WHAT YOU WILL DO: Reproduce exactly, with no pictures, each line from the opening of the material down through the line containing "-3.22, -4.5, -8, -8]".

SUPPLIED DATA:
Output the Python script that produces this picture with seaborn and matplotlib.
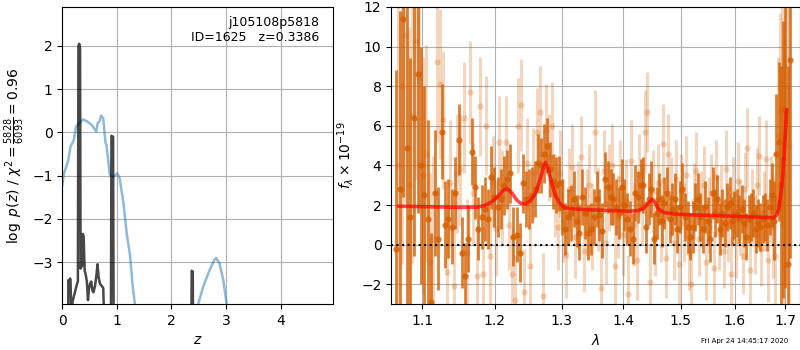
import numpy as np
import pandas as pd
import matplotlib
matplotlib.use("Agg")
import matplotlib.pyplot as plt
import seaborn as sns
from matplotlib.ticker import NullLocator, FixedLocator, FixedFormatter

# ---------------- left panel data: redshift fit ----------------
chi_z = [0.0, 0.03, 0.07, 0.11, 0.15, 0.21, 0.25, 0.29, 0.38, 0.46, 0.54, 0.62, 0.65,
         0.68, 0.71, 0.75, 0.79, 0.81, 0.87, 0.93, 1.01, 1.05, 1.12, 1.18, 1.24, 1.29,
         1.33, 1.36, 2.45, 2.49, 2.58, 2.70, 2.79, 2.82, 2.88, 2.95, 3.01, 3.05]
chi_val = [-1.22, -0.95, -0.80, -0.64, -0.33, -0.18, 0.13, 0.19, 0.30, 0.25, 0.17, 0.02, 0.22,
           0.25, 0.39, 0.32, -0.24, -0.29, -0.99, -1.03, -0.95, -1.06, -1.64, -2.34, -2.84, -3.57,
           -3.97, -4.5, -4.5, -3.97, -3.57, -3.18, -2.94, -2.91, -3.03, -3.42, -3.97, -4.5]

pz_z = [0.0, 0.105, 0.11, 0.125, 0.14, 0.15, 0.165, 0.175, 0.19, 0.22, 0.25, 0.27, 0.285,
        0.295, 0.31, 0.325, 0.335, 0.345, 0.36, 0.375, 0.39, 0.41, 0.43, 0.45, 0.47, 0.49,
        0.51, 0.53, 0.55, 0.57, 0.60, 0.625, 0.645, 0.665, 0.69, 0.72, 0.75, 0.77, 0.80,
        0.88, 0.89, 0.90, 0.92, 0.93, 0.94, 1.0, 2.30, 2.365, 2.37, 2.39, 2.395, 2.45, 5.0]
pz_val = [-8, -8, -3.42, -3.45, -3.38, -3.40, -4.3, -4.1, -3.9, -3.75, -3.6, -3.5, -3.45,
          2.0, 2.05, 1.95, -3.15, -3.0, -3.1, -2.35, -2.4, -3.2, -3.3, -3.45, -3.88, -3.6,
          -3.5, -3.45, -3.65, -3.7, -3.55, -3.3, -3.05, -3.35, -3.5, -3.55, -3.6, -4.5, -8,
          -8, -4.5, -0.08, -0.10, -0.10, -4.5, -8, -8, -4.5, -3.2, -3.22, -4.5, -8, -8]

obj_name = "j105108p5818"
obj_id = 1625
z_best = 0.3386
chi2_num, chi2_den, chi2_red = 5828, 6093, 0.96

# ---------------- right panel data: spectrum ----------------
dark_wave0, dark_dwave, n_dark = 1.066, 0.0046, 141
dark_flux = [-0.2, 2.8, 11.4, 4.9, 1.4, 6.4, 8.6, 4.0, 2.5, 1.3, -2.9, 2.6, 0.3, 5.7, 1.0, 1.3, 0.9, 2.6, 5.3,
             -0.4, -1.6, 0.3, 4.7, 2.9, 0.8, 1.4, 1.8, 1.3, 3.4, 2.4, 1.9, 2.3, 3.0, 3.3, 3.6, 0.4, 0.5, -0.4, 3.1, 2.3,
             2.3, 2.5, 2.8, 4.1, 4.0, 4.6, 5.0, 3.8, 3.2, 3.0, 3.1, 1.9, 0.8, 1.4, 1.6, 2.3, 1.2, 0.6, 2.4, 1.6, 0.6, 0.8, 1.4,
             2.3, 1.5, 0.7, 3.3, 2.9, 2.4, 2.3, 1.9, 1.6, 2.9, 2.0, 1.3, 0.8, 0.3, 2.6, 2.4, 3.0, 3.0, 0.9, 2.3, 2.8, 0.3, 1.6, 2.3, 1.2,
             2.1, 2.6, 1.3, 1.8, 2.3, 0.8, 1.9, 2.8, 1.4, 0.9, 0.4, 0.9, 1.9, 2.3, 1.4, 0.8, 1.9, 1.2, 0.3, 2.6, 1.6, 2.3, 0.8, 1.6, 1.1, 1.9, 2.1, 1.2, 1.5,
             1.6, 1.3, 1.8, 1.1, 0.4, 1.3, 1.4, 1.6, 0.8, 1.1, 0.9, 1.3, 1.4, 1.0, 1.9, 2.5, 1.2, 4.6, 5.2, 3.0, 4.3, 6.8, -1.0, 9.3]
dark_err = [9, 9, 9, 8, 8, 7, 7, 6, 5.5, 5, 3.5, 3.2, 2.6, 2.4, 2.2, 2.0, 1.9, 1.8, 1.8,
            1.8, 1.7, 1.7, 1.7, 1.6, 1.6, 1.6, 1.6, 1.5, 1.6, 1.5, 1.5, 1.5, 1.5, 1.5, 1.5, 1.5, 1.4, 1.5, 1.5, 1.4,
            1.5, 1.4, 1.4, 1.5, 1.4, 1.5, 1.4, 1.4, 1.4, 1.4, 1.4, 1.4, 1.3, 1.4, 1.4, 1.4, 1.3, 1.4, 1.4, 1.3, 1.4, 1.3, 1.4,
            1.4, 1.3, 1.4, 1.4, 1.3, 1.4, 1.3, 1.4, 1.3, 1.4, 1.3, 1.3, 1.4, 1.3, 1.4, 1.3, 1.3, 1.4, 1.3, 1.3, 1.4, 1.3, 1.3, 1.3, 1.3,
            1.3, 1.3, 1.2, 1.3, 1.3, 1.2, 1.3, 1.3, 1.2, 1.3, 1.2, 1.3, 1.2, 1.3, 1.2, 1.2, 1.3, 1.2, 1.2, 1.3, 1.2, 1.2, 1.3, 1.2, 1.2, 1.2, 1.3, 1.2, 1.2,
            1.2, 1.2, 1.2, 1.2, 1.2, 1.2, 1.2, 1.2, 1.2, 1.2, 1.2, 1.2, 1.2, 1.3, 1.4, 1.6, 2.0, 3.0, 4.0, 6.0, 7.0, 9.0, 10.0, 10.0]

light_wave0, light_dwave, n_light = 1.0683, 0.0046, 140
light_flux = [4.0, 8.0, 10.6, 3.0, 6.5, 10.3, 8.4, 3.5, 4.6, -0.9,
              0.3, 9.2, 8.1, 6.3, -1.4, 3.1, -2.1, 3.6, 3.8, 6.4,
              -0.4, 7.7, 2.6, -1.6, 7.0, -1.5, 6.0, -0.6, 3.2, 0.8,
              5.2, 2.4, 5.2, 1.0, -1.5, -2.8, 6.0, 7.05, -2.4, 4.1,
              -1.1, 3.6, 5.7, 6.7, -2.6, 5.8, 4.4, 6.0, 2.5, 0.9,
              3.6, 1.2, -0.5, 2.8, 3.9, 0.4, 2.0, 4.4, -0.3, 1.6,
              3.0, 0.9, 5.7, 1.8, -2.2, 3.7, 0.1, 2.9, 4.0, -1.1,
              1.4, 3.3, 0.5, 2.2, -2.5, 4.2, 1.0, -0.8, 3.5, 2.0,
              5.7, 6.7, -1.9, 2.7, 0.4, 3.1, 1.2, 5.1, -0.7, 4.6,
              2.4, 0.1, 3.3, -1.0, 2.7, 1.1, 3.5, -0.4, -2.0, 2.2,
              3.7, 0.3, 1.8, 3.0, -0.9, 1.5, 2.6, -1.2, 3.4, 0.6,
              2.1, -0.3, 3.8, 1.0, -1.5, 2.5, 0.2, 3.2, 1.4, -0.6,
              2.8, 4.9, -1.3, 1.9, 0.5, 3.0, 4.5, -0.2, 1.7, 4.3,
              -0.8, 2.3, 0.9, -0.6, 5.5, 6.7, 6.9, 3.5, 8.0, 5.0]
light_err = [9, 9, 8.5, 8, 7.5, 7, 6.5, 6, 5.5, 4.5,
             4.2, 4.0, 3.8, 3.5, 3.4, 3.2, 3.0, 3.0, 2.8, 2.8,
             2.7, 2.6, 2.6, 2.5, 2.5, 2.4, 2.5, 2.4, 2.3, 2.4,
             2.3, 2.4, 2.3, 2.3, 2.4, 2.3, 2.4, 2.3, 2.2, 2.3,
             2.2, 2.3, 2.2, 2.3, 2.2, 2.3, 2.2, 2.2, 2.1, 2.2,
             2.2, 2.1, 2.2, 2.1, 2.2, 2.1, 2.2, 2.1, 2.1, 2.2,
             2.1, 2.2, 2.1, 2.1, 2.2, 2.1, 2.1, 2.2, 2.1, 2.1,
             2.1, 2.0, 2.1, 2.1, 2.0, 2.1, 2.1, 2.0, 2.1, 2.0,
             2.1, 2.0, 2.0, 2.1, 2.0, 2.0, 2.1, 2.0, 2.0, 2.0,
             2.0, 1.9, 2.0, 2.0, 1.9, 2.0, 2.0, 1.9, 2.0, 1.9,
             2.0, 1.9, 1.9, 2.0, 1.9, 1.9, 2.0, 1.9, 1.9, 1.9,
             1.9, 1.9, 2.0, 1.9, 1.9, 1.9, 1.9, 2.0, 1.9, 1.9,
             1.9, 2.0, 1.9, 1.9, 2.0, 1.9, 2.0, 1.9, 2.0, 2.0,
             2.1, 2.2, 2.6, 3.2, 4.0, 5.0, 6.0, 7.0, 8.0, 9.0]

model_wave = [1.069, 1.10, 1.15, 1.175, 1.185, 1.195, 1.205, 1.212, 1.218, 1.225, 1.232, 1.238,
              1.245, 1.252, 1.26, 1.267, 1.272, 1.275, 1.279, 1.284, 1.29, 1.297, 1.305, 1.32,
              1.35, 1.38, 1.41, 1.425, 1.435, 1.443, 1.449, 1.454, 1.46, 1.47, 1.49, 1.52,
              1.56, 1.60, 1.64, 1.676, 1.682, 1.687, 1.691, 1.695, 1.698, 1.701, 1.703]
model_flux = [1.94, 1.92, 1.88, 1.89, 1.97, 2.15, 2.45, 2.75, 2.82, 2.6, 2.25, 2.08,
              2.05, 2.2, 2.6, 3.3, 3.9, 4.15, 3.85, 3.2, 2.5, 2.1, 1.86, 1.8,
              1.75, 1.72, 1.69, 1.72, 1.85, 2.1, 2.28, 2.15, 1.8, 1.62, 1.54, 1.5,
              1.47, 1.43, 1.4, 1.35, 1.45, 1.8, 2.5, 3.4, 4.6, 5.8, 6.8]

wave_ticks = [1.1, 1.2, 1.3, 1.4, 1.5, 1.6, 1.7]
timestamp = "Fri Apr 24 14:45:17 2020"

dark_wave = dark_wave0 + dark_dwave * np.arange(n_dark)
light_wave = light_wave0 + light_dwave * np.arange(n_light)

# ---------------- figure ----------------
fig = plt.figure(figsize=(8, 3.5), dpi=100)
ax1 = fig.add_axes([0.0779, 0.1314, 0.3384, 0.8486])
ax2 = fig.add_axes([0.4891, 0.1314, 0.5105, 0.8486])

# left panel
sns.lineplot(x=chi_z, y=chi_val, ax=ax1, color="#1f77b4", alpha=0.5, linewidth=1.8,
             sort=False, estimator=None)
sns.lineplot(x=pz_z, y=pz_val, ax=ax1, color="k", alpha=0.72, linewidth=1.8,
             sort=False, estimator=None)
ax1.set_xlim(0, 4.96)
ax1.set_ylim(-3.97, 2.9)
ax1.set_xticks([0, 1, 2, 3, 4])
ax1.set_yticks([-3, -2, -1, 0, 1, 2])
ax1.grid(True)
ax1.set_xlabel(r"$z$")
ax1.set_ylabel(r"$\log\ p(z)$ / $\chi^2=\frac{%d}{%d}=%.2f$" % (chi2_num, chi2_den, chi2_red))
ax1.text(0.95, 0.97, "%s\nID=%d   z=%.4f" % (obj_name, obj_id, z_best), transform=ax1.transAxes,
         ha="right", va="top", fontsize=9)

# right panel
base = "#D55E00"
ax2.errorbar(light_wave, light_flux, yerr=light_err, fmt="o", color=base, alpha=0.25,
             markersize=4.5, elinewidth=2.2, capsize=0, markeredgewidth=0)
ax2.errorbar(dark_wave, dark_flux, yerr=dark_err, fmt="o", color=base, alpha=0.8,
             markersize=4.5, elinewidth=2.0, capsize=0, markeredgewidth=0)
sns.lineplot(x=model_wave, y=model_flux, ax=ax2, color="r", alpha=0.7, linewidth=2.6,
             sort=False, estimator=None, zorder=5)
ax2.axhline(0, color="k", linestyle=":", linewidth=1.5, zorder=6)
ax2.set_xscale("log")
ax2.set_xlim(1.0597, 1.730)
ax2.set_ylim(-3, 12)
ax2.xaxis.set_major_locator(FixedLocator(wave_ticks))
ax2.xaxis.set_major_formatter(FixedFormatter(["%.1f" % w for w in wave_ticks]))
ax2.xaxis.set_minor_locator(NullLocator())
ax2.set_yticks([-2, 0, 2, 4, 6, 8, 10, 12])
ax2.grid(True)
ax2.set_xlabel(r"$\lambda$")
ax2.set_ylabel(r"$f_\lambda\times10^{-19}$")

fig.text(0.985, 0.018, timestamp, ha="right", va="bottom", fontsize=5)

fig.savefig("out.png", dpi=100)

SOLUTION TO THE EXERCISE:
Output the Python script that produces this picture with seaborn and matplotlib.
import numpy as np
import pandas as pd
import matplotlib
matplotlib.use("Agg")
import matplotlib.pyplot as plt
import seaborn as sns
from matplotlib.ticker import NullLocator, FixedLocator, FixedFormatter

# ---------------- left panel data: redshift fit ----------------
chi_z = [0.0, 0.03, 0.07, 0.11, 0.15, 0.21, 0.25, 0.29, 0.38, 0.46, 0.54, 0.62, 0.65,
         0.68, 0.71, 0.75, 0.79, 0.81, 0.87, 0.93, 1.01, 1.05, 1.12, 1.18, 1.24, 1.29,
         1.33, 1.36, 2.45, 2.49, 2.58, 2.70, 2.79, 2.82, 2.88, 2.95, 3.01, 3.05]
chi_val = [-1.22, -0.95, -0.80, -0.64, -0.33, -0.18, 0.13, 0.19, 0.30, 0.25, 0.17, 0.02, 0.22,
           0.25, 0.39, 0.32, -0.24, -0.29, -0.99, -1.03, -0.95, -1.06, -1.64, -2.34, -2.84, -3.57,
           -3.97, -4.5, -4.5, -3.97, -3.57, -3.18, -2.94, -2.91, -3.03, -3.42, -3.97, -4.5]

pz_z = [0.0, 0.105, 0.11, 0.125, 0.14, 0.15, 0.165, 0.175, 0.19, 0.22, 0.25, 0.27, 0.285,
        0.295, 0.31, 0.325, 0.335, 0.345, 0.36, 0.375, 0.39, 0.41, 0.43, 0.45, 0.47, 0.49,
        0.51, 0.53, 0.55, 0.57, 0.60, 0.625, 0.645, 0.665, 0.69, 0.72, 0.75, 0.77, 0.80,
        0.88, 0.89, 0.90, 0.92, 0.93, 0.94, 1.0, 2.30, 2.365, 2.37, 2.39, 2.395, 2.45, 5.0]
pz_val = [-8, -8, -3.42, -3.45, -3.38, -3.40, -4.3, -4.1, -3.9, -3.75, -3.6, -3.5, -3.45,
          2.0, 2.05, 1.95, -3.15, -3.0, -3.1, -2.35, -2.4, -3.2, -3.3, -3.45, -3.88, -3.6,
          -3.5, -3.45, -3.65, -3.7, -3.55, -3.3, -3.05, -3.35, -3.5, -3.55, -3.6, -4.5, -8,
          -8, -4.5, -0.08, -0.10, -0.10, -4.5, -8, -8, -4.5, -3.2, -3.22, -4.5, -8, -8]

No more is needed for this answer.